This year’s National Reconciliation Week theme, All In, is a direct challenge to every Australian to move beyond passive support and commit wholeheartedly to reconciliation, not just this week, but every day. For environmental regulators, this challenge is particularly important.
Indigenous Australians hold a unique and enduring relationship with land and country that predates, and in many cases directly informs, the regulatory frameworks within which our agencies operate. Effective regulation of land, environment, and natural resources requires real partnership with First Nations communities, open consultation, and shared decision-making that recognises knowledge systems that have managed these environments sustainably for tens of thousands of years.
Being All In as a regulatory practitioner looks different depending on where your agency sits in its journey. For some, it means deepening existing partnerships with Traditional Owners and embedding Indigenous Land Management knowledge into risk and compliance frameworks. For others, it means reviewing engagement approaches to ensure they are culturally appropriate and do not inadvertently create barriers to First Nations participation. For all of us, it means taking an honest look at whether our agencies reflect the communities we serve and the country we regulate.
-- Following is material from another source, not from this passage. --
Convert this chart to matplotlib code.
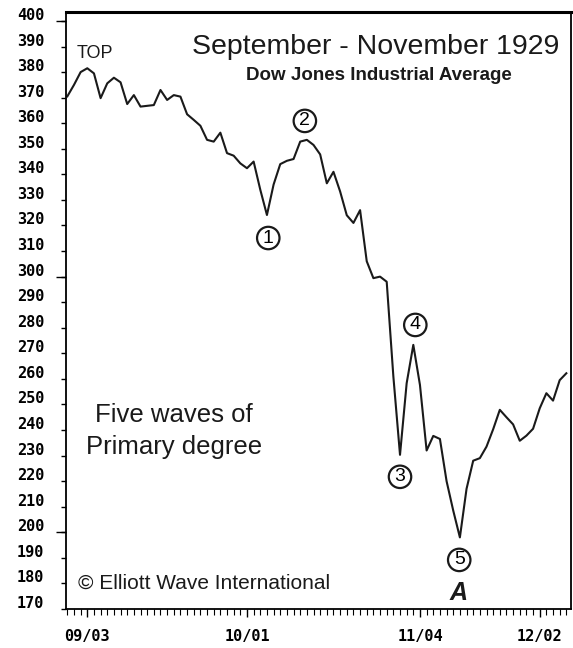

Reconciliation is also a workforce question: do we create organisations where First Nations staff can contribute fully, where cultural obligations are respected rather than worked around, and where leadership reflects community diversity is a part of regulatory excellence?
How to get involved
National Reconciliation Week is a useful moment to check in on existing commitments, review progress, and identify the next practical step for your organisation. Here are some ideas for regulators and regulatory practitioners to put into practice this week:
- Attend or host a National Reconciliation Week event within your agency or region and encourage staff at all levels to participate
- Review your agency’s Reconciliation Action Plan, or start the conversation about developing one if your organisation does not yet have one
- Identify one existing regulatory process, whether that is a compliance approach, an engagement framework, or a risk assessment methodology, and ask whether it adequately reflects First Nations knowledge and perspectives
- Invite a Traditional Owner group or First Nations land management organisation to brief your team on country, connection, and what partnership in your region could look like in practice
- Look at your workforce and leadership and ask honest questions about representation, cultural safety, and whether your organisation genuinely supports First Nations staff to thrive
Reconciliation Australia offers guidance and resources for agencies at every stage, including support for developing and strengthening Reconciliation Action Plans.
Useful links
- National Reconciliation Week 2026
- Reconciliation Australia
- Reconciliation Action Plans
- Narragunnawali (for education and care services)
About National Reconciliation Week
National Reconciliation Week is observed from 27 May to 3 June each year, marking two landmark dates in Australia’s history: the 1967 referendum on 27 May, when Australians voted to include Aboriginal and Torres Strait Islander peoples in the national census and allow the Commonwealth to make laws for them, and the High Court’s Mabo decision on 3 June 1992, which recognised the legal concept of native title for the first time. This year also marks 25 years of Reconciliation Australia, a milestone worth pausing to acknowledge.